Last night, Kirby Dach scored two goals to lead the Montreal Canadiens to a 5-2 victory over the Canucks. He’s now up to 12 points (four goals, eight assists) in just 14 games with the Habs this season, and tweets like the one(s) below are flowing frequently out of Montreal.
Dach, 21, was traded to the Canadiens over the summer by general manager Kyle Davidson in one of his blockbuster moves to add picks in the 2022 NHL Draft. He wanted to add fuel to the rebuild and change the dynamics on the roster, and did precisely that.
In exchange for Dach, Davidson brought in the 13th and 66th overall picks in this past summer’s draft. He used those selections on forwards Frank Nazar and Gavin Hayes.
Let me be absolutely crystal clear about two thoughts on Dach’s early season success:
- Good for Kirby.
- Davidson did the right thing.
There will be some in the Chicago media and among the fans that will disagree with my second point because, like Dumont, they understandably and rightfully tend to believe Dach was young enough that he could have been a part of the rebuild. And there’s some truth to that school of thought. I don’t deny it.
But here’s the rub: Kirby Dach and the Chicago Blackhawks weren’t a great marriage. I say this fully owning that I was that guy — basically the only guy, as I recall it — who predicted the Blackhawks would take the big center third overall in the 2019 NHL Draft. I liked his game and saw the fit then.
But once Brent Seabrook (aka Kirby’s landlord during his rookie season) was out of the picture, Dach’s play tailed off. He was terrible in the faceoff circle and showed zero signs of becoming a top-line center — the position he was drafted to play.
If we dig into the underlying factors fueling Dach’s early-season numbers this year, you’ll find that many of them are things fans (like me) were begging for while he was in Chicago.
He’s still terrible in the faceoff circle, so the Habs moved him to the wing. Dach has won 36.7 percent of his faceoffs this year for the Canadiens… but he’s only taken 49 draws in 14 games (which ranks fifth on their roster and there’s a gap of 108 faceoffs between fourth and Dach).
And instead of skating better than 18 minutes per night like he did with the Blackhawks, Dach is averaging 15:34 per night this year in Montreal.
The biggest difference: Dach’s shooting percentage (16.7) is more than double any of the three broken seasons he played in Chicago, none of which cracked eight percent.
Asking if Dach can sustain this level of play — especially the shooting percentage — is fair. But how he’s being used in Montreal and his acceptance of that role would lead me to believe it’s possible.

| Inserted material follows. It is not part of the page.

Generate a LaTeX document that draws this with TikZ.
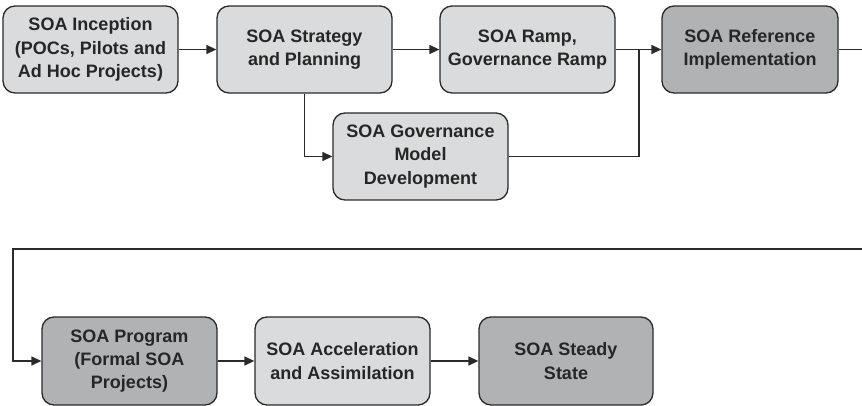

Seeing the maturity he’s displaying in accepting his new role and playing with new linemates also leads me to believe that the trade may have been a trigger for Dach to find another level in his game. When the trade happened I also noted that the work Martin St. Louis did with Cole Caufield to unlock his game down the stretch last year could translate to helping Dach tap into his potential better this year — and that appears to have happened.
So… did Davidson sell low on Dach? Perhaps.
More importantly, would Dach have done this well if he had stayed in Chicago? We’ll never know.
Sometimes a player needs a change of scenery to find something he had lost. The best example of this right now might be Valeri Nichushkin, who infamously scored zero (0) goals in 57 games in his final season with the Dallas Stars, moved on to Colorado as a long-shot and became one of the most important players on their Stanley Cup team.
Obviously Luke Richardson has been the right breath of fresh air as the new head coach of the Blackhawks. He’s asking a lot of his players and they’re responding incredibly well.
Veterans like Patrick Kane have noted that the depth success the Blackhawks have enjoyed is partially because there is no longer a reliance on known stars to carry the load when the going gets tough. The roles players had become comfortable in over the past few years are gone, and that’s helped the Blackhawks exceed expectations and beat teams that might be taking them for granted.
I hate to break it to Blackhawks fans, but we can be happy for a former player’s success somewhere else and acknowledge that moving on from the player may have been the right decision in the context in which it was made.
It’s great to see Kirby Dach having a good start in Montreal. I wish him luck there; I did when the trade was announced. But I also understand why Davidson made the move and still look forward to the impact Nazar and Hayes might have in Chicago — and how the rebuild will continue developing in the months to come.